Order a la carte or take the chef’s six-course, $120 tasting menu. The tempura served with a savoury foam, the wagyu beef rice bowl served with soft boiled egg and shaved truffles, and the blue cheese ice-cream drizzled with honey are all must-tries.
6. Ding Dong
There’s no stopping Ryan Clift, whose flagship Tippling Club is one of the city’s best (and priciest) restaurants. In addition to Tippling, Clift has also opened a casual western bistro in trendy Tiong Bahru, and most recently Ding Dong, his ode to south-east Asia.
Riding on the trend of shared plates, good affordable wine and craft cocktails, Ding Dong offers its customers an exciting menu made of Asian-inspired small plates and a wide range of drinks, including some exceptional draught wines. As you would expect from Clift – well known for using modern science to enhance food and flavours, many of the dishes here are surprising and novel.
My personal favourite is the Malacca chendol 2013, a fun dessert as well as an incredibly delicious concoction. It consists of cubes of gula melaka jelly, with crushed ice, peanuts, condensed milk and corn ice-cream, and popcorn, topped with a not-overly-sweet syrup.
Bacchanalia’s opening was big news for Singapore for two reasons. One, it is in the Freemason’s clubhouse, a place many of us knew about but never expected to be able to step inside. And two, the restaurant’s head chef is Ivan Brehm, former head of Heston Blumenthal’s R&D kitchen in the UK, who also brought along two friends from The Fat Duck.
That said, Bacchanalia’s menu is nothing like the Duck’s. It’s surprisingly affordable, it offers a wide variety of dishes, many of them designed to be shared. What Brehm’s cooking does share with Blumenthal’s is wit and technique.
My favourite dishes are the cauliflower gratin, the vegetable “salad”, the Norweigian scallops served with borlotti beans, kalix caviar and cocoa, and Brehm’s satay sauce marinated foie gras. And the (modern) tiramisu at Bacchanalia is the best I have ever had.
8. Kki Sweets
My wife is obsessed with Kki Sweets, a small artisianal cake shop hidden in the School of the Arts. She worships Kki’s self-trained chef’s ability to create sophisticated flavour combinations.
That he only produces a small quantity every day is not a problem for her or his other fans. She’ll happily wait in line for what she describes as “the most delicate mousse cakes that you can find in Singapore”.
9. Sunday Folks
This is another place my wife is currently crazy about.
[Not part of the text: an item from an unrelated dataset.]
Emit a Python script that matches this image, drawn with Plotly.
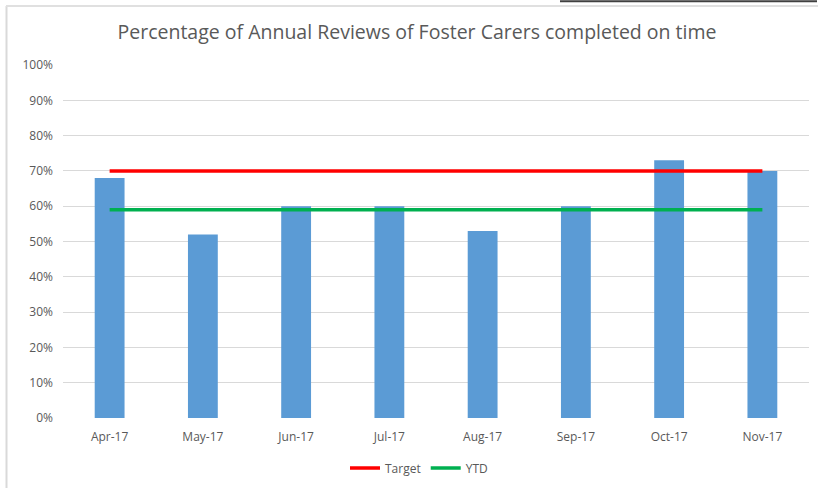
import plotly.graph_objects as go

months = ["Apr-17", "May-17", "Jun-17", "Jul-17", "Aug-17", "Sep-17", "Oct-17", "Nov-17"]
completed = [0.68, 0.52, 0.60, 0.60, 0.53, 0.60, 0.73, 0.70]
target = [0.70] * 8
ytd = [0.59] * 8
y_ticks = [0, 0.1, 0.2, 0.3, 0.4, 0.5, 0.6, 0.7, 0.8, 0.9, 1.0]

W, H = 818, 488
L, R, T, B = 63, 9, 65, 70
pw, ph = W - L - R, H - T - B

def px_x(p):
    return (p - L) / pw

def px_y(p):
    return (H - B - p) / ph

fig = go.Figure()
fig.add_trace(go.Bar(x=months, y=completed, name="Completed", marker=dict(color="#5B9BD5", line=dict(width=0)),
                     width=0.32, showlegend=False))
fig.add_trace(go.Scatter(x=months, y=target, name="Target", mode="lines",
                         line=dict(color="#FF0000", width=3.5)))
fig.add_trace(go.Scatter(x=months, y=ytd, name="YTD", mode="lines",
                         line=dict(color="#00B050", width=3.5)))

fig.update_layout(
    width=W, height=H,
    margin=dict(l=L, r=R, t=T, b=B, autoexpand=False),
    paper_bgcolor="white", plot_bgcolor="white",
    font=dict(family="Open Sans", color="#595959", size=12),
    title=dict(text="Percentage of Annual Reviews of Foster Carers completed on time",
               x=(417) / W, xanchor="center", y=1 - 32 / H, yanchor="middle",
               font=dict(size=19.5, color="#595959", family="Open Sans")),
    xaxis=dict(showgrid=False, ticks="", showline=False, tickfont=dict(size=12), zeroline=False,
               ticklabelstandoff=10),
    yaxis=dict(range=[0, 1], tickvals=y_ticks, tickformat=".0%", showgrid=True, gridcolor="#D9D9D9",
               gridwidth=1, zeroline=False, showline=False, tickfont=dict(size=12),
               ticklabelstandoff=9),
    legend=dict(orientation="h", x=px_x(419), xanchor="center", yref="container", y=1 - 468 / H,
                yanchor="middle", font=dict(size=12), itemwidth=30, traceorder="normal"),
    bargap=0.68,
    shapes=[
        dict(type="line", xref="paper", yref="paper", x0=px_x(6.5), x1=px_x(6.5), y0=px_y(6), y1=px_y(490),
             line=dict(color="#D9D9D9", width=2)),
        dict(type="line", xref="paper", yref="paper", x0=px_x(6), x1=px_x(820), y0=px_y(6), y1=px_y(6),
             line=dict(color="#E0E0E0", width=2)),
        dict(type="line", xref="paper", yref="paper", x0=px_x(560), x1=px_x(817), y0=px_y(1.2), y1=px_y(1.2),
             line=dict(color="#404040", width=2)),
    ],
)
fig.write_html("out.html", config={"displayModeBar": False},
               post_script="document.body.style.margin='0';document.body.style.overflow='hidden';")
She – and what looks like every other Singapore woman between 15 to 50 – has fallen for this place and its sundaes and ice-cream-covered waffle confections.
The queues are ridiculous here. Why here and not one of the other soft-serve joints in town? Because of its local flavours, such as the gula melaka ice-cream and the delicious toppings all made from scratch.
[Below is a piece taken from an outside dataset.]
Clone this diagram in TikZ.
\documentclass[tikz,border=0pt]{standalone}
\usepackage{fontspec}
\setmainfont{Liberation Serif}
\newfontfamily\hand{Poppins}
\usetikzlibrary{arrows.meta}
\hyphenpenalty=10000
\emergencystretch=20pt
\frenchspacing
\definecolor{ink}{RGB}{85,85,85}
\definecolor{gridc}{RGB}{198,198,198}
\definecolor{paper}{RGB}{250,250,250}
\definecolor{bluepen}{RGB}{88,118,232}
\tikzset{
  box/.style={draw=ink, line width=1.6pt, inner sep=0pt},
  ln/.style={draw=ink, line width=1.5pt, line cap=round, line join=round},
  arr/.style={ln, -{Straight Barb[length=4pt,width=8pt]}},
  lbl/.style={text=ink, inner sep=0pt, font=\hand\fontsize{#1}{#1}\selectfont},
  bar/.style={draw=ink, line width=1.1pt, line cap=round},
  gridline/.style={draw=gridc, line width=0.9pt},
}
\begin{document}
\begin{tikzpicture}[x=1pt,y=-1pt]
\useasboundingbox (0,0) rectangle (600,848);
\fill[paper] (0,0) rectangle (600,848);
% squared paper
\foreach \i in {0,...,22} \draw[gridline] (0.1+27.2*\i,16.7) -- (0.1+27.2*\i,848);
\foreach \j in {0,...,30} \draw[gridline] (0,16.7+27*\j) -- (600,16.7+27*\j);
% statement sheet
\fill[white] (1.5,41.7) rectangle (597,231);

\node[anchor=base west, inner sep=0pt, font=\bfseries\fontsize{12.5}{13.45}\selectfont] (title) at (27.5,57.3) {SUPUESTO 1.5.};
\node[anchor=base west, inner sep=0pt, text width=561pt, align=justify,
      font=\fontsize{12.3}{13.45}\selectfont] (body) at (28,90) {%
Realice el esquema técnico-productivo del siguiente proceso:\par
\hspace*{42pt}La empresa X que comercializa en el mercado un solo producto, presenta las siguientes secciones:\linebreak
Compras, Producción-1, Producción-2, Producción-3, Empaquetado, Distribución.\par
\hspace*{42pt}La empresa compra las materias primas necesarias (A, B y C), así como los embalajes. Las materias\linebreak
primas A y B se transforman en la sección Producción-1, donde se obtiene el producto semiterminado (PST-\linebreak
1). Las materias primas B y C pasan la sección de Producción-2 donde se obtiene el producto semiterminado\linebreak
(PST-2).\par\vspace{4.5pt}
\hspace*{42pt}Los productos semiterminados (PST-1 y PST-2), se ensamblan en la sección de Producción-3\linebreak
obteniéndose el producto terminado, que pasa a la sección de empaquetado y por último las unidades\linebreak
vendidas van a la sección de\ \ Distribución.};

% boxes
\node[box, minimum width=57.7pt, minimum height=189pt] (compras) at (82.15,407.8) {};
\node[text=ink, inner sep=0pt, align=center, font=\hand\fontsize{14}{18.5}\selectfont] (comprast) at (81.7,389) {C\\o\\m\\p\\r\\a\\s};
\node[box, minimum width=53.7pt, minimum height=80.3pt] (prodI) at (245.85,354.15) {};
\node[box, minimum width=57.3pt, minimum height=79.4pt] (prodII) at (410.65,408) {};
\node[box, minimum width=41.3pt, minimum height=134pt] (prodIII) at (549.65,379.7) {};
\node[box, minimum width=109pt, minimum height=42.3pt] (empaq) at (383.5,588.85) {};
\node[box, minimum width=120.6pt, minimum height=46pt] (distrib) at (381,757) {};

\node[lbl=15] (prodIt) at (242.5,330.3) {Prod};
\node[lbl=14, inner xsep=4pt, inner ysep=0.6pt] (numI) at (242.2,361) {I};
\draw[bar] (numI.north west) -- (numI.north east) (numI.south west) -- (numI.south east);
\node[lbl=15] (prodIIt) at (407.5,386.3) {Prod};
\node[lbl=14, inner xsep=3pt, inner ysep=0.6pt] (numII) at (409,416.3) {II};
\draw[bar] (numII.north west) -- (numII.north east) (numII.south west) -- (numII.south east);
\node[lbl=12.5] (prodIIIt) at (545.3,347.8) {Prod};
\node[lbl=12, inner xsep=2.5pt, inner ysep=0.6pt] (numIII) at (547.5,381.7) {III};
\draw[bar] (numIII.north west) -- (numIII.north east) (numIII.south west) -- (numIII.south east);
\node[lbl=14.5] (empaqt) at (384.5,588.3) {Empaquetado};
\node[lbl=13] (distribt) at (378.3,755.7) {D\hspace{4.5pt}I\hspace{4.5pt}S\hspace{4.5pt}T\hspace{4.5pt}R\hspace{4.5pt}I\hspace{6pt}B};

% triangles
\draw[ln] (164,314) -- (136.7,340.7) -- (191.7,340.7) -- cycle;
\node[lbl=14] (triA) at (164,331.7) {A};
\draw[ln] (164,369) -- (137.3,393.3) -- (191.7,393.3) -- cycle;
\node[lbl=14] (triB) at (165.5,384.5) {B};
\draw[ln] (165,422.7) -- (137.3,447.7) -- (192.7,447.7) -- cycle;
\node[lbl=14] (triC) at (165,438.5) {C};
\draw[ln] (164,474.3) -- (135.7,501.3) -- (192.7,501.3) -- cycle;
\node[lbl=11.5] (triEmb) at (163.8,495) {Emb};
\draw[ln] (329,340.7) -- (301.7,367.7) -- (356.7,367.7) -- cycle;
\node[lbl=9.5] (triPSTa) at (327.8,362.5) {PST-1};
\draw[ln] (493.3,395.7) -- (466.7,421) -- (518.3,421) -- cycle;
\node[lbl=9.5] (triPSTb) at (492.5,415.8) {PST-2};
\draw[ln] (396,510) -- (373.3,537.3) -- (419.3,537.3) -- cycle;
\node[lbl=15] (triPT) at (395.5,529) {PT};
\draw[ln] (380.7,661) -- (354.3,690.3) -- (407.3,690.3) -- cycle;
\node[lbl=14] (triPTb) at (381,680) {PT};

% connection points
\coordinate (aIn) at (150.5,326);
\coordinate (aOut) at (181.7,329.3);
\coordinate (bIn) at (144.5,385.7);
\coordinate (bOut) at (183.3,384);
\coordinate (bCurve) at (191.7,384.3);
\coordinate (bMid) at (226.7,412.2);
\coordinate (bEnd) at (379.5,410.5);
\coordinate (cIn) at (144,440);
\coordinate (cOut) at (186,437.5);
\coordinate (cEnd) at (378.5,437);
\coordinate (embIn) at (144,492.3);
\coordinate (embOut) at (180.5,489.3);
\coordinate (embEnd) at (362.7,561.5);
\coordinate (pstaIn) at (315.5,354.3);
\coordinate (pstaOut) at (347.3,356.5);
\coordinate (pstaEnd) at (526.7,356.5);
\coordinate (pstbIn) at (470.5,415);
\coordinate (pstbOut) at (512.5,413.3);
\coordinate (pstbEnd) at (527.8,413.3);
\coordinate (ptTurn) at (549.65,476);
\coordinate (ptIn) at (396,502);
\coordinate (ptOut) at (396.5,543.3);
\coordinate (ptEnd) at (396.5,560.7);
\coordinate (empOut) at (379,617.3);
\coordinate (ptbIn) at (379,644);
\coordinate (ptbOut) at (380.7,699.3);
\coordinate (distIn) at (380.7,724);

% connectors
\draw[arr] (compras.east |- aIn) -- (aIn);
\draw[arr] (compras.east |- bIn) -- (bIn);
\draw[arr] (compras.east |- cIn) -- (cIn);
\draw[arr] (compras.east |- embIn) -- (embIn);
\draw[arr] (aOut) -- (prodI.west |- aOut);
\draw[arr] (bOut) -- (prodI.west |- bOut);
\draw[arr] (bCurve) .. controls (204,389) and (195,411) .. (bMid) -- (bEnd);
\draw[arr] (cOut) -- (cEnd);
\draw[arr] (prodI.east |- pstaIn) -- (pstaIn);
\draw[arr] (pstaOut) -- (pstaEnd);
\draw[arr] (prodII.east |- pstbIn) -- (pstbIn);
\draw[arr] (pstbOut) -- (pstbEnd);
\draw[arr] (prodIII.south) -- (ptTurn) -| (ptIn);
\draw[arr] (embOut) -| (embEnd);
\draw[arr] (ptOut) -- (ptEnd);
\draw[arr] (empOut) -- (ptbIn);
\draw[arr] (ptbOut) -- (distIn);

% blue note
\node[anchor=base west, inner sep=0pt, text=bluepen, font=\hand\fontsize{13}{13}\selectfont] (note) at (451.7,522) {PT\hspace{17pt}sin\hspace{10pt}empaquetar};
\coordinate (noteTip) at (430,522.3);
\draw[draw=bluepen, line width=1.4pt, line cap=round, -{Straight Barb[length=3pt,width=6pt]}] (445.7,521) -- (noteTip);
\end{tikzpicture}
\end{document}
There’s no sign, just a small, round Japanese light that is illuminated when the cafe is open to show that it is here; it’s cash only, there’s no phone … and for a long time there was no printed menu. Think industrial-chic interiors and a soundtrack that overemphasises the bassline, with a perky tattooed waitress who dances whenever she’s happy.
Add to that perfectly executed coffee that’s cheaper than the Starbucks across the street, the best scrambled eggs and French toast on the island, curry rice for lunch (just 12 portions a day) and the best salted caramel brownies I’ve ever tasted. Ronin is my go-to place for breakfast, for meetings, and, well, just about anything.